++++ DATA SHOWN ++++

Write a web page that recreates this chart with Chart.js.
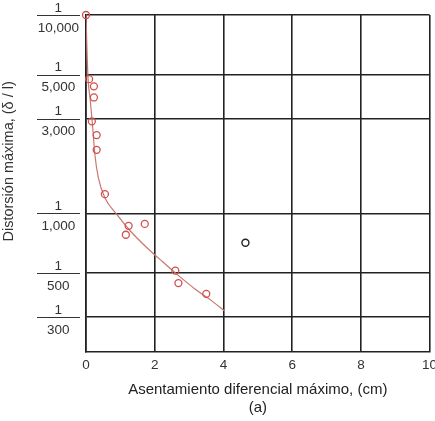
<!DOCTYPE html>
<html>
<head>
<meta charset="utf-8">
<script src="https://cdn.jsdelivr.net/npm/chart.js@4/dist/chart.umd.min.js"></script>
<style>
  html, body { margin: 0; padding: 0; background: #fff; }
  #wrap { width: 435px; height: 421px; }
</style>
</head>
<body>
<div id="wrap"><canvas id="grafico"></canvas></div>
<script>
// Asentamiento diferencial máximo (cm) vs denominador de la distorsión máxima (1/x)
const obsX   = [0.00, 0.09, 0.23, 0.23, 0.17, 0.31, 0.31, 0.55, 1.24, 1.16, 1.71, 2.60, 2.69, 3.50];
const obsDen = [10000, 4750, 4370, 3840, 2910, 2480, 2090, 1250, 865, 780, 885, 514, 445, 393];

// punto fuera de la tendencia (negro)
const outX   = [4.64];
const outDen = [711];

// curva de ajuste
const curveX   = [0.00, 0.03, 0.06, 0.12, 0.19, 0.26, 0.36, 0.55, 0.89, 1.27, 1.75, 2.23, 2.72, 3.20, 3.67, 4.04];
const curveDen = [10000, 6500, 4750, 3780, 2780, 1970, 1510, 1200, 990, 822, 677, 570, 481, 412, 361, 321];

const xTicks   = [0, 2, 4, 6, 8, 10];
const yTickDen = [10000, 5000, 3000, 1000, 500, 300];

const toPts = (xs, ys) => xs.map((x, i) => ({ x: x, y: ys[i] }));

// dibuja la raya de fracción de cada etiqueta del eje y
const rayaFraccion = {
    id: 'rayaFraccion',
    afterDraw(chart) {
        const sc = chart.scales.y;
        const ctx = chart.ctx;
        ctx.save();
        ctx.strokeStyle = '#333';
        ctx.lineWidth = 1.2;
        yTickDen.forEach(v => {
            const py = Math.round(sc.getPixelForValue(v)) + 0.5;
            ctx.beginPath();
            ctx.moveTo(sc.right - 49, py);
            ctx.lineTo(sc.right - 6, py);
            ctx.stroke();
        });
        ctx.restore();
    }
};

new Chart(document.getElementById('grafico'), {
    type: 'scatter',
    data: {
        datasets: [
            {
                label: 'curva',
                data: toPts(curveX, curveDen),
                showLine: true,
                borderColor: '#c9776c',
                borderWidth: 1.2,
                pointRadius: 0,
                cubicInterpolationMode: 'monotone',
                order: 2
            },
            {
                label: 'observado',
                data: toPts(obsX, obsDen),
                pointRadius: 3.5,
                pointBorderWidth: 1.3,
                borderColor: '#d24f4f',
                backgroundColor: 'rgba(255,255,255,0)',
                clip: false,
                order: 1
            },
            {
                label: 'atipico',
                data: toPts(outX, outDen),
                pointRadius: 3.5,
                pointBorderWidth: 1.4,
                borderColor: '#222',
                backgroundColor: 'rgba(255,255,255,0)',
                order: 1
            }
        ]
    },
    plugins: [rayaFraccion],
    options: {
        responsive: true,
        maintainAspectRatio: false,
        animation: false,
        layout: { padding: { top: 0, right: 3, bottom: 0, left: 0 } },
        plugins: {
            legend: { display: false },
            tooltip: { enabled: false }
        },
        scales: {
            x: {
                type: 'linear',
                min: 0,
                max: 10,
                afterBuildTicks: sc => { sc.ticks = xTicks.map(v => ({ value: v })); },
                afterFit: sc => { sc.height = 69; sc.paddingLeft = 0; sc.paddingRight = 0; },
                grid: { color: '#222', lineWidth: 1.6, drawTicks: false },
                border: { color: '#222', width: 1.6 },
                ticks: {
                    padding: 5,
                    color: '#333',
                    font: { family: '"Liberation Sans", Arial, sans-serif', size: 13.5 }
                },
                title: {
                    display: true,
                    text: ['Asentamiento diferencial máximo, (cm)', '(a)'],
                    color: '#222',
                    padding: { top: 0, bottom: 4 },
                    font: { family: '"Liberation Sans", Arial, sans-serif', size: 15, lineHeight: '18px' }
                }
            },
            y: {
                type: 'logarithmic',
                min: 200,
                max: 10000,
                afterBuildTicks: sc => { sc.ticks = yTickDen.map(v => ({ value: v })); },
                afterFit: sc => { sc.width = 86; sc.paddingTop = 15; sc.paddingBottom = 0; },
                grid: { color: '#222', lineWidth: 1.6, drawTicks: false },
                border: { color: '#222', width: 1.6 },
                ticks: {
                    crossAlign: 'center',
                    padding: 7,
                    labelOffset: 3,
                    color: '#333',
                    font: { family: '"Liberation Sans", Arial, sans-serif', size: 13.5, lineHeight: '20px' },
                    callback: v => ['1', v.toLocaleString('en-US')]
                },
                title: {
                    display: true,
                    // espacios al inicio: el título original queda un poco más arriba del centro
                    text: '           Distorsión máxima, (δ / l)',
                    color: '#333',
                    padding: { top: 1, bottom: 0 },
                    font: { family: '"Liberation Sans", Arial, sans-serif', size: 14.5, lineHeight: '16px' }
                }
            }
        }
    }
});
</script>
</body>
</html>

++++

**PROBLEM REQUIREMENTS**
Leave out the pictures, then repeat the listing above exactly from its first line to the line with "const outDen = [711];", inclusive.

**FULL RESPONSE**
Write a web page that recreates this chart with Chart.js.
<!DOCTYPE html>
<html>
<head>
<meta charset="utf-8">
<script src="https://cdn.jsdelivr.net/npm/chart.js@4/dist/chart.umd.min.js"></script>
<style>
  html, body { margin: 0; padding: 0; background: #fff; }
  #wrap { width: 435px; height: 421px; }
</style>
</head>
<body>
<div id="wrap"><canvas id="grafico"></canvas></div>
<script>
// Asentamiento diferencial máximo (cm) vs denominador de la distorsión máxima (1/x)
const obsX   = [0.00, 0.09, 0.23, 0.23, 0.17, 0.31, 0.31, 0.55, 1.24, 1.16, 1.71, 2.60, 2.69, 3.50];
const obsDen = [10000, 4750, 4370, 3840, 2910, 2480, 2090, 1250, 865, 780, 885, 514, 445, 393];

// punto fuera de la tendencia (negro)
const outX   = [4.64];
const outDen = [711];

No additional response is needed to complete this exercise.